::: RECORDS PROVIDED :::

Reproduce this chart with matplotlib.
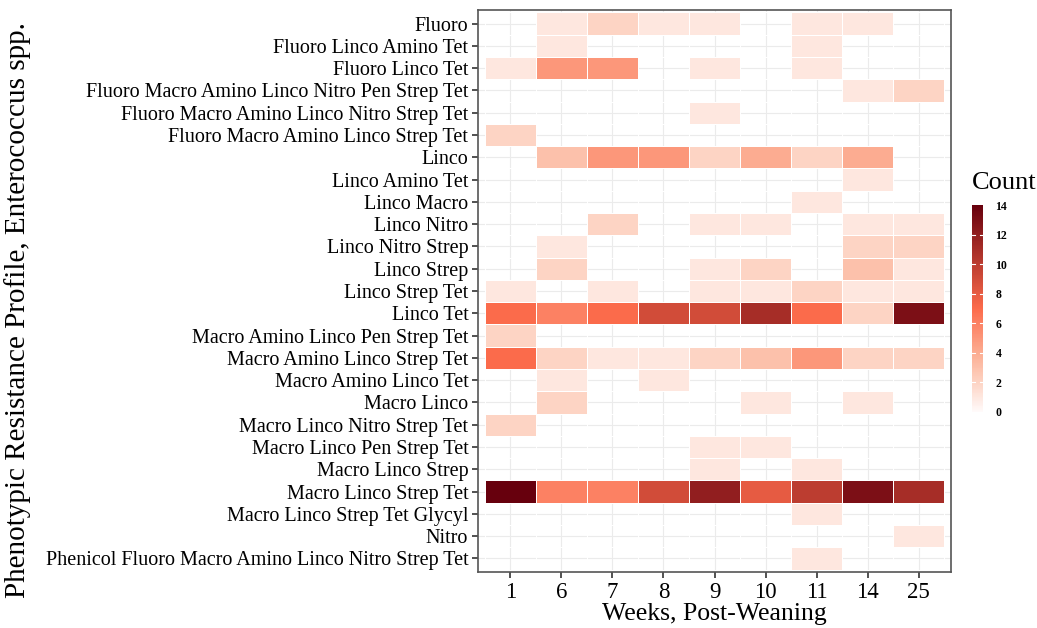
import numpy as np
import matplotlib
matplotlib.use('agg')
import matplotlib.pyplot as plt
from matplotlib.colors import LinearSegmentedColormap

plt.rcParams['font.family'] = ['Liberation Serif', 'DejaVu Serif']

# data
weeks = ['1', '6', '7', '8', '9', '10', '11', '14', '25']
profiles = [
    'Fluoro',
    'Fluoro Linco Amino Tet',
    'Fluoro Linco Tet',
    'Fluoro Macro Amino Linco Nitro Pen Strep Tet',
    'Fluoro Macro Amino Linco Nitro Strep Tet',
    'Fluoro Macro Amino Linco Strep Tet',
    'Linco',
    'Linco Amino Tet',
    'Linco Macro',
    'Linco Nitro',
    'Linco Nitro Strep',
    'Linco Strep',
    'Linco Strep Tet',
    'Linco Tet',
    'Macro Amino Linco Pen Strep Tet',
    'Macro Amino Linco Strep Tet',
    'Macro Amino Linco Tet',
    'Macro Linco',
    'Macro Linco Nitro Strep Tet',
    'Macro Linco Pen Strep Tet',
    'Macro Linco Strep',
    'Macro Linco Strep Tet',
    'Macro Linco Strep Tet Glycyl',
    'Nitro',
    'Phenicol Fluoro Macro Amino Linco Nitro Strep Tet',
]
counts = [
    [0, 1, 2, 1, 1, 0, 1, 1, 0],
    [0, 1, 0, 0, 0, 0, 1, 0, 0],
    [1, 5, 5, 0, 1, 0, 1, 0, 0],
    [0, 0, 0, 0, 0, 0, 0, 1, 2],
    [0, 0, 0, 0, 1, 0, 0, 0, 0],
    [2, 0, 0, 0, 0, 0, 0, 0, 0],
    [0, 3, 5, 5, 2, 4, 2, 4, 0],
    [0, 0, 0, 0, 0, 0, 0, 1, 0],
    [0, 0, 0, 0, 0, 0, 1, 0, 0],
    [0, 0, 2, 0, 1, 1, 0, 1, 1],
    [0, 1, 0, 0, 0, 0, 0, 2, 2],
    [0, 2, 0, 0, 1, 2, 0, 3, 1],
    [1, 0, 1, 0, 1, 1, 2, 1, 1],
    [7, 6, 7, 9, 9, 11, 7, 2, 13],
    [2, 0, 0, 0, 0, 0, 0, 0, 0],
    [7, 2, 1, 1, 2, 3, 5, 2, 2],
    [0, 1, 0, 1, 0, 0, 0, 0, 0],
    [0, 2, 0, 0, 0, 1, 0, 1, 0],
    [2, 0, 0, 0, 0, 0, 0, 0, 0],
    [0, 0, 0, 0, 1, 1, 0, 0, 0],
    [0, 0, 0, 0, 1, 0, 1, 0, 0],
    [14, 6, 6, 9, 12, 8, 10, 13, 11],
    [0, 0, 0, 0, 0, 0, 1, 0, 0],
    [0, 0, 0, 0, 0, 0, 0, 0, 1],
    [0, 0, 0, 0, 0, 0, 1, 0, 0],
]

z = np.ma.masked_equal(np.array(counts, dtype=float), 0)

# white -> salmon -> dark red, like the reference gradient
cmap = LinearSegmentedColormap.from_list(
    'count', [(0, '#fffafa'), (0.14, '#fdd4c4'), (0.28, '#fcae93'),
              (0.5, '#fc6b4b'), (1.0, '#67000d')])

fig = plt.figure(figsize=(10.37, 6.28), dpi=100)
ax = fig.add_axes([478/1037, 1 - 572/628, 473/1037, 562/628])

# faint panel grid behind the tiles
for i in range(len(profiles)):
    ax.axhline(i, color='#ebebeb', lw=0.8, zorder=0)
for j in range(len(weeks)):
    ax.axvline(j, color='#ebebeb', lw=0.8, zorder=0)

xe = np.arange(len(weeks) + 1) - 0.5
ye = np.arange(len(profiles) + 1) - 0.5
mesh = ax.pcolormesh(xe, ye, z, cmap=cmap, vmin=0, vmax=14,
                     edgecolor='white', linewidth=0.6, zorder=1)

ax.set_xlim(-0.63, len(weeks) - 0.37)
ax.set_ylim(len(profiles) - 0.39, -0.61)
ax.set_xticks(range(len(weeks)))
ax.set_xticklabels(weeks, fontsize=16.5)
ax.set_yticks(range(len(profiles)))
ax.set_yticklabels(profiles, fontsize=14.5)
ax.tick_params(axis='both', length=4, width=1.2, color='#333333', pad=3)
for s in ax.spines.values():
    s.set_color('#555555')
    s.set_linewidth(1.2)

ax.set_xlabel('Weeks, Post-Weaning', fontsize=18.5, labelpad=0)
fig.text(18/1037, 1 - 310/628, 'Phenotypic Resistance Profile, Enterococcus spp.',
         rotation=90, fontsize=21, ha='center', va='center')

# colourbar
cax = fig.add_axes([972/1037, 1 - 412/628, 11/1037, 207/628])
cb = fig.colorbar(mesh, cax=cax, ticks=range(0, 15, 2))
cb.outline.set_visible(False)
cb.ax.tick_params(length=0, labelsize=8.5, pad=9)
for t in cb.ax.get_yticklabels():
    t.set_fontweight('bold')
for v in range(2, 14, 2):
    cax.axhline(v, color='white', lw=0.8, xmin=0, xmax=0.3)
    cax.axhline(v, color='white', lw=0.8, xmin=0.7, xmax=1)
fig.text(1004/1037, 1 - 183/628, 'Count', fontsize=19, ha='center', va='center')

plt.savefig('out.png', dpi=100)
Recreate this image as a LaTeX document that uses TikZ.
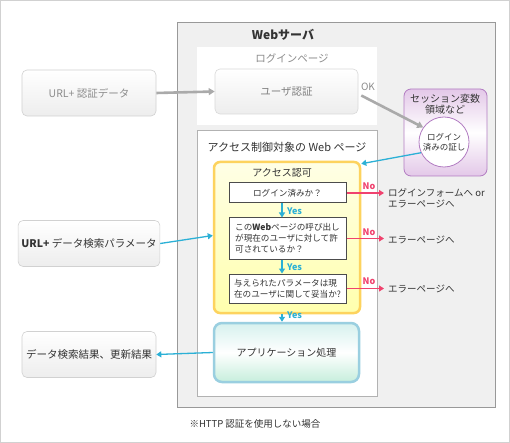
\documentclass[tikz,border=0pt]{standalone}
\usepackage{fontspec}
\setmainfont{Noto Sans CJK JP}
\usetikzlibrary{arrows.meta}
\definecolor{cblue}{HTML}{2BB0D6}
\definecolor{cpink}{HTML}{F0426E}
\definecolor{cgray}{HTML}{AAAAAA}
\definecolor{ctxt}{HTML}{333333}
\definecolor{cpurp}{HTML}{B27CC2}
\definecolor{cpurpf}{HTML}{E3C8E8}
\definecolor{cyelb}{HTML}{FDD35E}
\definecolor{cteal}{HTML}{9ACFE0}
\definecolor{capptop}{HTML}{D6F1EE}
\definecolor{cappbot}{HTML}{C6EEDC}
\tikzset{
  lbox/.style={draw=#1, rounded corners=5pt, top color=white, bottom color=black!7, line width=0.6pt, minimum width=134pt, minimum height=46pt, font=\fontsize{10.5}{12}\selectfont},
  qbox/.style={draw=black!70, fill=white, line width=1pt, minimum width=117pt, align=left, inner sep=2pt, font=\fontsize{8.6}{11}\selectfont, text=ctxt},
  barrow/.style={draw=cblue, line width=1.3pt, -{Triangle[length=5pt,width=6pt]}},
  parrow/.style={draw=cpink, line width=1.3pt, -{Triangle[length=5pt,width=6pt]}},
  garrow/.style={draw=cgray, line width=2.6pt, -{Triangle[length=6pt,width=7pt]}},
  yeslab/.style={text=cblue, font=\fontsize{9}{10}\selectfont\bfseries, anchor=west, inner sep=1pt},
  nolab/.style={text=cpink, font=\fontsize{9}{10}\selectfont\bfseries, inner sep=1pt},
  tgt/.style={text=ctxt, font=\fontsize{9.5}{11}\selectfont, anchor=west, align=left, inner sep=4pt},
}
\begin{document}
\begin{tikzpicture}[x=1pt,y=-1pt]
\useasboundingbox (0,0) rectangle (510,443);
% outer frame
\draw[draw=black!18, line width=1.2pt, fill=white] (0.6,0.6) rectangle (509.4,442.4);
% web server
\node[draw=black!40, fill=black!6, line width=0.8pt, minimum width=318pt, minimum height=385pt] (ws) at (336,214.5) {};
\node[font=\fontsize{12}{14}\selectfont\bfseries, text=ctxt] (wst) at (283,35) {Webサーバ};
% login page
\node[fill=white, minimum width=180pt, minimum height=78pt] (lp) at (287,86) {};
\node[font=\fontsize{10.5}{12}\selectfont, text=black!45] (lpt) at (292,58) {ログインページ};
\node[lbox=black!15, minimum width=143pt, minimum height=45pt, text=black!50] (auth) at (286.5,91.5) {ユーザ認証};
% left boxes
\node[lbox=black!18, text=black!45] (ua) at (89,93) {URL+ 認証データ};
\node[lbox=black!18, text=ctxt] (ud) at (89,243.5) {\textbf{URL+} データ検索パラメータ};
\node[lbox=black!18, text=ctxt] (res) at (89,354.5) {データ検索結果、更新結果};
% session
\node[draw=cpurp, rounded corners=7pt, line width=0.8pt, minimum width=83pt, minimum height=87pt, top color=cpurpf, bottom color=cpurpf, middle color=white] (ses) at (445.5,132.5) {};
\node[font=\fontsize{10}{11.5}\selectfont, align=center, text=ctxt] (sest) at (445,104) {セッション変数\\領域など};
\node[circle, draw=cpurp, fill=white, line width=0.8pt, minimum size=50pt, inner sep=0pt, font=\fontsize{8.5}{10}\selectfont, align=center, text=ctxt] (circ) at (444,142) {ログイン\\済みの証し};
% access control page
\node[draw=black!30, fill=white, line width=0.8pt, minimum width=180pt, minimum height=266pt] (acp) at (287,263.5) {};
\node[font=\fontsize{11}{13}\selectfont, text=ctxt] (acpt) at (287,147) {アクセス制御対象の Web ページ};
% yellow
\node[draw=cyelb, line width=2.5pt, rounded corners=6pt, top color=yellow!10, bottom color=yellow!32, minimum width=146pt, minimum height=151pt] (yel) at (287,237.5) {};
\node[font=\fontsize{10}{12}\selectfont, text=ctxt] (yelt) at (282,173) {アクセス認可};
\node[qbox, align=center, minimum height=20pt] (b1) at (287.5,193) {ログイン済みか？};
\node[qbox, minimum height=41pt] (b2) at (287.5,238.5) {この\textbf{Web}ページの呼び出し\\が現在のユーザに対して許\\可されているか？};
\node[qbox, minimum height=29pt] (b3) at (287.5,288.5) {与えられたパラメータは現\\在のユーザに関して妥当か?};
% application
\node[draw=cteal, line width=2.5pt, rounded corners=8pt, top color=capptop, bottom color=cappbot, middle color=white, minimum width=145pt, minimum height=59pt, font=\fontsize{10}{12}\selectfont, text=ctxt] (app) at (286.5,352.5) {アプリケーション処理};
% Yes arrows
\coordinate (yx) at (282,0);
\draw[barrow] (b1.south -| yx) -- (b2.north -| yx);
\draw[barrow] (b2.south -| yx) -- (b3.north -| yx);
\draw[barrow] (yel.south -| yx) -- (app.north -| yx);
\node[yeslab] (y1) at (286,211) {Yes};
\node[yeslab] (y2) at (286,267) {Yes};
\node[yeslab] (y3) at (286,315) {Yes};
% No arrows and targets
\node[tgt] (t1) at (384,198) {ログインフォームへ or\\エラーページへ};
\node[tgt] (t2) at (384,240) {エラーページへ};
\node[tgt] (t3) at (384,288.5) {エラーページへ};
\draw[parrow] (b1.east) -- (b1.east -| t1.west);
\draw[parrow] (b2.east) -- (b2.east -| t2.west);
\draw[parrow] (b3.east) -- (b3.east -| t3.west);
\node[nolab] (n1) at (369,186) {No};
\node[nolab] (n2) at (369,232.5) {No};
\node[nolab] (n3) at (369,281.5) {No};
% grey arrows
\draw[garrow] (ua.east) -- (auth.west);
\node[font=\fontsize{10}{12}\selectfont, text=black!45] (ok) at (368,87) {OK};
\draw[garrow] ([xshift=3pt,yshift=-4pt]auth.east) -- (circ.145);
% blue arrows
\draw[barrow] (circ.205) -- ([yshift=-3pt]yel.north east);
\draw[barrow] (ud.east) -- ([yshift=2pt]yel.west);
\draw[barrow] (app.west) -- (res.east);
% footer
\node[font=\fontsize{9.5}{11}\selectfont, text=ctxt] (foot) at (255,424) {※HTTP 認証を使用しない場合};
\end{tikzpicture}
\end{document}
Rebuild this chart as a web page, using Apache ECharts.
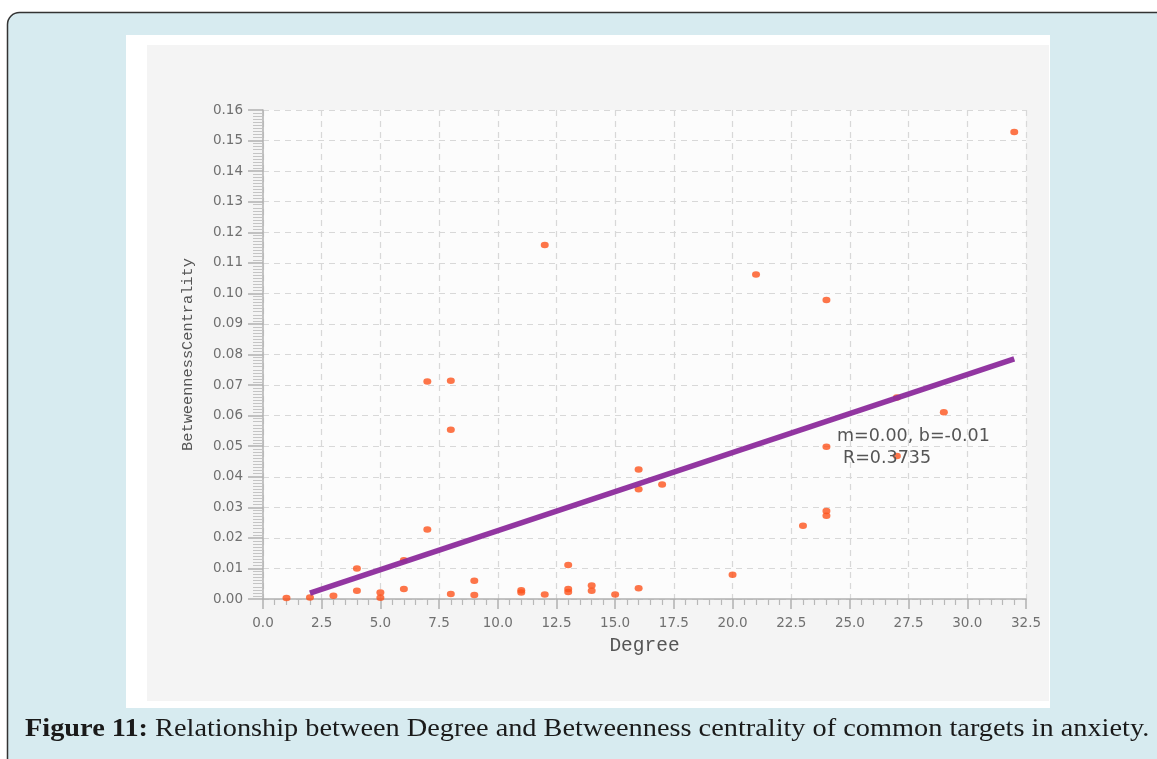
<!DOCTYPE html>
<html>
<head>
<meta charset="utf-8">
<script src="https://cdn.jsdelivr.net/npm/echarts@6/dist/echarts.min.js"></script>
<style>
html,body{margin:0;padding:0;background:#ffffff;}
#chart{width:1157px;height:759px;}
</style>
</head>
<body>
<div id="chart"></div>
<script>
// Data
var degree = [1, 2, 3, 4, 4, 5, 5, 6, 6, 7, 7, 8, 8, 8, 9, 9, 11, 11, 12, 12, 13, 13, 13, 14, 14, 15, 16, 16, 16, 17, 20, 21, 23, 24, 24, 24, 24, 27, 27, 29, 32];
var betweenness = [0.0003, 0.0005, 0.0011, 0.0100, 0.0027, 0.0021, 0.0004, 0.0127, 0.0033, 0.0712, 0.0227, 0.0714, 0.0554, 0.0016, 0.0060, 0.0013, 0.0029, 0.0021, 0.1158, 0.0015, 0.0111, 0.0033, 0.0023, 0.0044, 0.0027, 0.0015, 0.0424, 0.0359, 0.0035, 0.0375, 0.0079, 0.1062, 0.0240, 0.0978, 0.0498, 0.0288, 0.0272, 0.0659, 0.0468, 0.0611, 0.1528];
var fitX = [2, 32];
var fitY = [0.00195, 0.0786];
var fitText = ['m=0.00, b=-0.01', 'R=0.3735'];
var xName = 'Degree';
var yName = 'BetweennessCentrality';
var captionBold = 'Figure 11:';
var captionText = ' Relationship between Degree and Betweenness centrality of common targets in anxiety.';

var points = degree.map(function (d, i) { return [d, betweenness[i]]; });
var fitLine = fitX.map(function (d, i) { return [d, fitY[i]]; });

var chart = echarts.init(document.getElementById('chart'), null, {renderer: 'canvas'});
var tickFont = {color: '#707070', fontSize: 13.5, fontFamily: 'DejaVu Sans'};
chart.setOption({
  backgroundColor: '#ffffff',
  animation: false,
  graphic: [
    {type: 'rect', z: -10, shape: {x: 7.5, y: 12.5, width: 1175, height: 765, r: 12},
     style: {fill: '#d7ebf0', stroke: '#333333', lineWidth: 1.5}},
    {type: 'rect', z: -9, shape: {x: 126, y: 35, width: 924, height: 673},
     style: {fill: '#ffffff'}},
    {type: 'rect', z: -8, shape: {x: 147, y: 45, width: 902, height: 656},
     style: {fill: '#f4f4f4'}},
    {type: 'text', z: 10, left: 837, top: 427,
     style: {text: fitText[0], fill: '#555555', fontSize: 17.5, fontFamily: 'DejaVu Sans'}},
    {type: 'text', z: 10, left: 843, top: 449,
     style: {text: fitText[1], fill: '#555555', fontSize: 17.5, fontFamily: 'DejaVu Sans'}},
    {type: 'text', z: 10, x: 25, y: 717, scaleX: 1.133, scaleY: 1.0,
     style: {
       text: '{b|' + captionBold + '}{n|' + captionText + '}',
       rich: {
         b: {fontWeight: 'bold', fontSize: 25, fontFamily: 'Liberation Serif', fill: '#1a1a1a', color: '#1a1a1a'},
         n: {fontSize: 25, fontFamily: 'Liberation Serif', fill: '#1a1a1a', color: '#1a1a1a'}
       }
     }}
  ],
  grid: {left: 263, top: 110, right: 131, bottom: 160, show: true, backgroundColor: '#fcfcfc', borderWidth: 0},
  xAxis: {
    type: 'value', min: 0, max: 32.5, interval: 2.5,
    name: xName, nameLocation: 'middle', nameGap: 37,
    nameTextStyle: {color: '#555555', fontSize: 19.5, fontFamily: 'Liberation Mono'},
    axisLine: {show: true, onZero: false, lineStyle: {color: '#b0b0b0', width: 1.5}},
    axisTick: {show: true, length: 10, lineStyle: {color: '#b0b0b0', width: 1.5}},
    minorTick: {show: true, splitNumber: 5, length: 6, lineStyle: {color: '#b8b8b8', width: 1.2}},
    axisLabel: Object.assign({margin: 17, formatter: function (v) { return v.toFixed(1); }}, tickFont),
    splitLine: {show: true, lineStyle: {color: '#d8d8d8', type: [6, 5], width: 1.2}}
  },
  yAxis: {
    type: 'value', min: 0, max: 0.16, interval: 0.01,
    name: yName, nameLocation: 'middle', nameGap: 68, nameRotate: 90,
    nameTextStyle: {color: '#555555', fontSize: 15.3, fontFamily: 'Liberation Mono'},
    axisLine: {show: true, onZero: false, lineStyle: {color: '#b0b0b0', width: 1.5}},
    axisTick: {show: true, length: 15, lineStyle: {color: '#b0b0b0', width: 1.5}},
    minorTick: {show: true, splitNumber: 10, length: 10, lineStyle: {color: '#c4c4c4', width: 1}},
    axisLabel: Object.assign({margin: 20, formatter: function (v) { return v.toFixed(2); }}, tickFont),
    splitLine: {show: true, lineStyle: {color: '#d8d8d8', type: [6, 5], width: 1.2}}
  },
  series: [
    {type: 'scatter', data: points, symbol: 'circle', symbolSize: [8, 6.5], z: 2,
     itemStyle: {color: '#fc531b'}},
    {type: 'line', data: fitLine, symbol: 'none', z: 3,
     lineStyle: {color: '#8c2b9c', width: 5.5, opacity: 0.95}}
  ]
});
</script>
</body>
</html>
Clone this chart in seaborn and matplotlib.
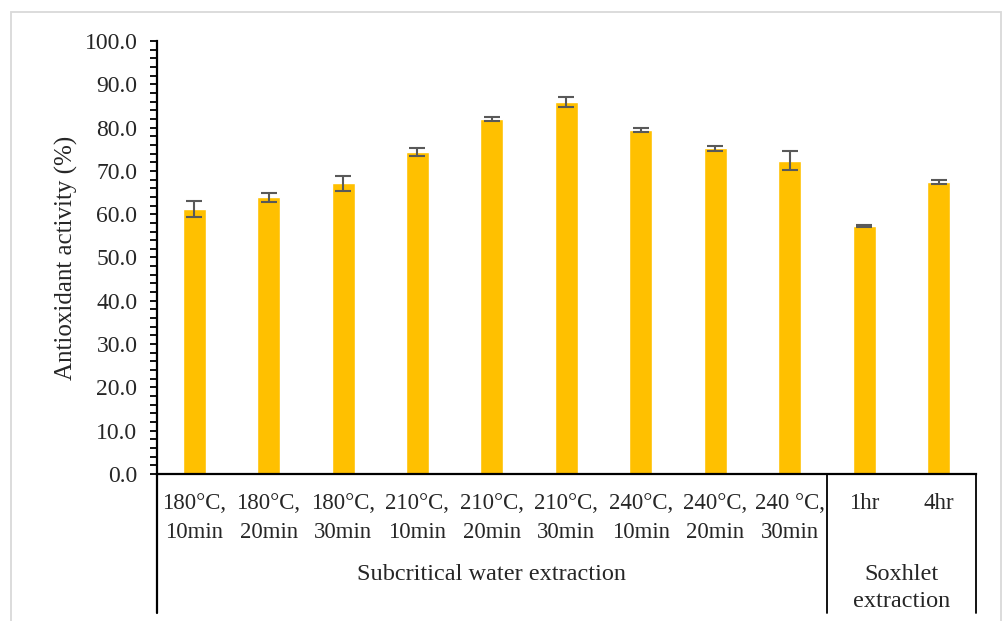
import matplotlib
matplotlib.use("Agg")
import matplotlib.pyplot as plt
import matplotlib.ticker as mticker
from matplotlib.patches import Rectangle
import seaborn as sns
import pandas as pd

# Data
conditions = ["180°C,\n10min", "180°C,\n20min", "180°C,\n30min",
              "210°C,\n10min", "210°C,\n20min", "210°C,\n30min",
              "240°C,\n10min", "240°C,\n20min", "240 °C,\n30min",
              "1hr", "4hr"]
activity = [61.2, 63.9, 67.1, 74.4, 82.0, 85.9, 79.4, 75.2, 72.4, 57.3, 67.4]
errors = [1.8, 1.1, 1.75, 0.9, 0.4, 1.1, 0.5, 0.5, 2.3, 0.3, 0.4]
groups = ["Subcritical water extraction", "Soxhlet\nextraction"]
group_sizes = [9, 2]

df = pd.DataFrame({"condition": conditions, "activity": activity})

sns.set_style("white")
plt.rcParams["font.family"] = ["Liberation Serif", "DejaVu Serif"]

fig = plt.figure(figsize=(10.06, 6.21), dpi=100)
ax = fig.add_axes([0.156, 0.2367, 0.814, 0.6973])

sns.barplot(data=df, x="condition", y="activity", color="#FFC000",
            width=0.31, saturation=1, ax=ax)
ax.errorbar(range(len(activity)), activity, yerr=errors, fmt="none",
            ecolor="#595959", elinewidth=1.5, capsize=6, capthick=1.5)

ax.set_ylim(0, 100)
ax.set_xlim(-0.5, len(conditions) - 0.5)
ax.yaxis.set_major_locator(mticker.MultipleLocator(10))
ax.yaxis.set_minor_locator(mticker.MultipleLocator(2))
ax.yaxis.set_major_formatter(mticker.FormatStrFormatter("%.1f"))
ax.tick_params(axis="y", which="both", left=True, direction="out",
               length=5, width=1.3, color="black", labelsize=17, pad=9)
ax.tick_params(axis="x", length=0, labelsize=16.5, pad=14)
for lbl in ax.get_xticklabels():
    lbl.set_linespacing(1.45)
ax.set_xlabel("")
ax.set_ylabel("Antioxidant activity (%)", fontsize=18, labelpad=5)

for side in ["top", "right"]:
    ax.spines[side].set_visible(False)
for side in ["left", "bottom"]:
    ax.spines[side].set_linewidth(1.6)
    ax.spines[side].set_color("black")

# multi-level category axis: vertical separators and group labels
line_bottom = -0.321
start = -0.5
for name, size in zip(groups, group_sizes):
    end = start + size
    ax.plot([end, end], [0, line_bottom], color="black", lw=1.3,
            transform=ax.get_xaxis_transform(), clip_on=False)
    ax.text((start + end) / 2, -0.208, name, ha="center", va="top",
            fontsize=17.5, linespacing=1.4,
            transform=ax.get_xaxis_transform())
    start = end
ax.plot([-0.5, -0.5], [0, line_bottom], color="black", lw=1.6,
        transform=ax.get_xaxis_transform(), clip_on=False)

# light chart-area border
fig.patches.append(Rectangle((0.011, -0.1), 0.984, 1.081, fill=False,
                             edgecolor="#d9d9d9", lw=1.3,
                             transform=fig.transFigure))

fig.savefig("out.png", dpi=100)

:::

### EXERCISE DESCRIPTION
Exactly reproduce the stretch that starts at the line containing "Rebuild this chart" and ends at the line containing "var fitLine = fitX.map(function", both ends included; leave any pictures out.

### WORKED SOLUTION
Rebuild this chart as a web page, using Apache ECharts.
<!DOCTYPE html>
<html>
<head>
<meta charset="utf-8">
<script src="https://cdn.jsdelivr.net/npm/echarts@6/dist/echarts.min.js"></script>
<style>
html,body{margin:0;padding:0;background:#ffffff;}
#chart{width:1157px;height:759px;}
</style>
</head>
<body>
<div id="chart"></div>
<script>
// Data
var degree = [1, 2, 3, 4, 4, 5, 5, 6, 6, 7, 7, 8, 8, 8, 9, 9, 11, 11, 12, 12, 13, 13, 13, 14, 14, 15, 16, 16, 16, 17, 20, 21, 23, 24, 24, 24, 24, 27, 27, 29, 32];
var betweenness = [0.0003, 0.0005, 0.0011, 0.0100, 0.0027, 0.0021, 0.0004, 0.0127, 0.0033, 0.0712, 0.0227, 0.0714, 0.0554, 0.0016, 0.0060, 0.0013, 0.0029, 0.0021, 0.1158, 0.0015, 0.0111, 0.0033, 0.0023, 0.0044, 0.0027, 0.0015, 0.0424, 0.0359, 0.0035, 0.0375, 0.0079, 0.1062, 0.0240, 0.0978, 0.0498, 0.0288, 0.0272, 0.0659, 0.0468, 0.0611, 0.1528];
var fitX = [2, 32];
var fitY = [0.00195, 0.0786];
var fitText = ['m=0.00, b=-0.01', 'R=0.3735'];
var xName = 'Degree';
var yName = 'BetweennessCentrality';
var captionBold = 'Figure 11:';
var captionText = ' Relationship between Degree and Betweenness centrality of common targets in anxiety.';

var points = degree.map(function (d, i) { return [d, betweenness[i]]; });
var fitLine = fitX.map(function (d, i) { return [d, fitY[i]]; });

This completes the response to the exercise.